Four scenarios for last-mile distribution

last-mile distribution

A city’s economic vitality and liveability depends on good urban logistics. The city distribution situation is partly determined by shifts in consumer behaviour and possible governmental regulation. Scenario planning helps companies to capitalize on future possibilities.

By Marysa Vos

Thinking about possible scenarios helps companies to anticipate various future situations that they could end up facing. LuckaBox, winner of the first European Supply Chain Start-up Contest, is active in cities, aims to offer convenience, is sustainable and operates in a regulated market. However, the explicit needs for city distribution can differ per city and country, resulting in multiple potential scenarios. Will city distribution remain a free market, or will the government regulate it? And is the local market dominated by the consumer need for convenience, or are customers looking for an experience? Combining several variants resulted in a detailed plan featuring four future scenarios.

1. Convenience according to rules

How does convenience relate to a regulated market? The answer is: convenience according to the rules. Now that it is so easy for consumers to place orders online, this is having a negative impact on the quality of life in the city. Despite the fact that some retailers promote ‘free’ delivery, the transport associated with e-commerce nevertheless has a price tag in the shape of congestion, accidents and pollution. The government is managing the phenomenon of e-commerce by regulating the delivery market in order to ensure the quality of life in the city. The permitted delivery times in the city are limited and infrastructure is in place facilitating central delivery and collection of parcels. The ‘social cost price’ per parcel is passed on to retailers or carriers in the form of taxation, resulting in increased delivery costs. Because consumers are keen to retain their convenience, they are prepared to pay for more sustainable deliveries. To reduce costs, a circular supply chain is the new norm in which reusable packaging is crucial. Products are delivered directly to the consumer in brand-specific and sustainable last-mile packaging which is collected again and returned to the supply chain.

2. Uber for everything

If the government does not take control directly by regulating the market, then a completely different picture of the future emerges. How does convenience relate to a free delivery market? The answer is an ‘Uber for everything’ scenario. The government is celebrating and embracing new business models. A sharing economy is the new standard in which online marketplaces, networks and platforms are the biggest players. Consumers are aware of the impact of e-commerce on the liveability of the city, but they do not always have the time, money or inclination to do anything about it. It is up to retailers to integrate the sharing economy into the value chain in order to respond to the new consumer behaviour. The consumer need for convenience dominates the market, and customers have come to expect to get what they want, when they want it. Every neighbourhood has its own delivery address and local residents become actively involved in getting the increasing number of parcels delivered to demanding consumers on time.

3. Experience comes first

Despite the tremendous convenience of ordering online, a large group of consumers are looking for new customer experiences and this makes them participants in the experience economy. The combination of an experience-oriented consumer in a free delivery market creates a market in which experience comes first. Whereas the initial trend was for traditional retailers to adapt and develop their online presence, several online retailers are now popping up with physical stores in the city to be able to participate offline in the experience economy. Online and offline are merging, resulting in ‘on-life’ consumers. The free delivery market means that companies can do pretty much what they want as they continuously look for new ways to meet the consumer need for experiences. It is as if the city has been transformed into a ‘retail fairground’ with a new attraction on every corner.

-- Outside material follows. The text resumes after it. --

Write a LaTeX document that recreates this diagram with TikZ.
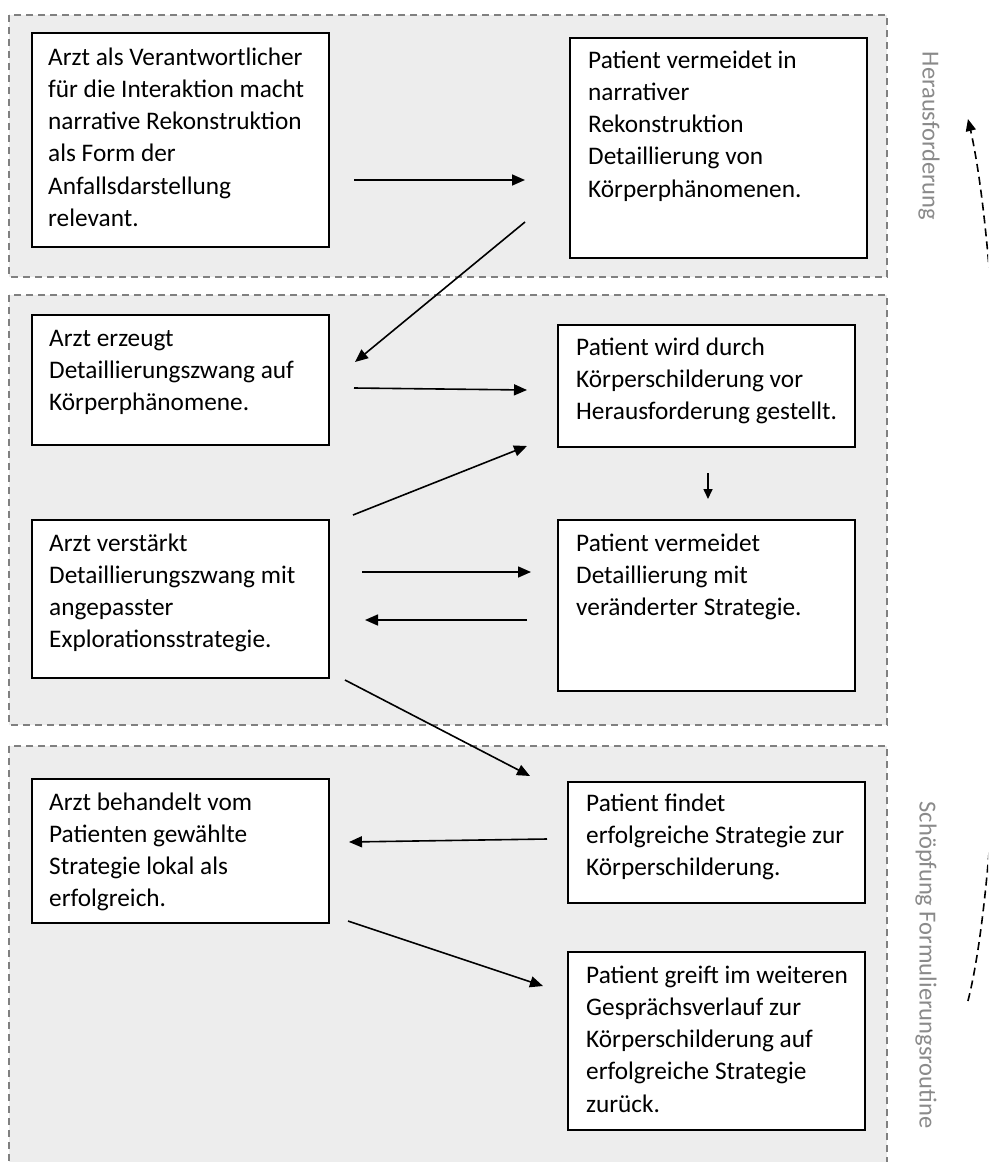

4. A surprise within frameworks

To prevent the city becoming overrun by delivery services and pop-up stores, the government is regulating the market. For the experience-oriented consumer, this creates a scenario of surprise within certain frameworks. The permitted delivery times in the city are limited and infrastructure is in place facilitating central delivery and collection of parcels. Because the consumer desire for experiences still dominates, it is up to retailers and delivery services to create them. The city’s shops have been transformed into true brand-experience centres which also serve as central hubs for the last mile. Fashion retailers provide personalized fitting rooms, both virtual and physical, tailored to the wishes of the consumer. Automatic advice on size, colour and the fit of garments helps to create a streamlined shopping experience for consumers. And when shoppers decide to purchase the goods, last-mile delivery players deliver the purchased items at a time and location of the consumer’s choice. It has become the norm to offer an outstanding and convenient customer experience.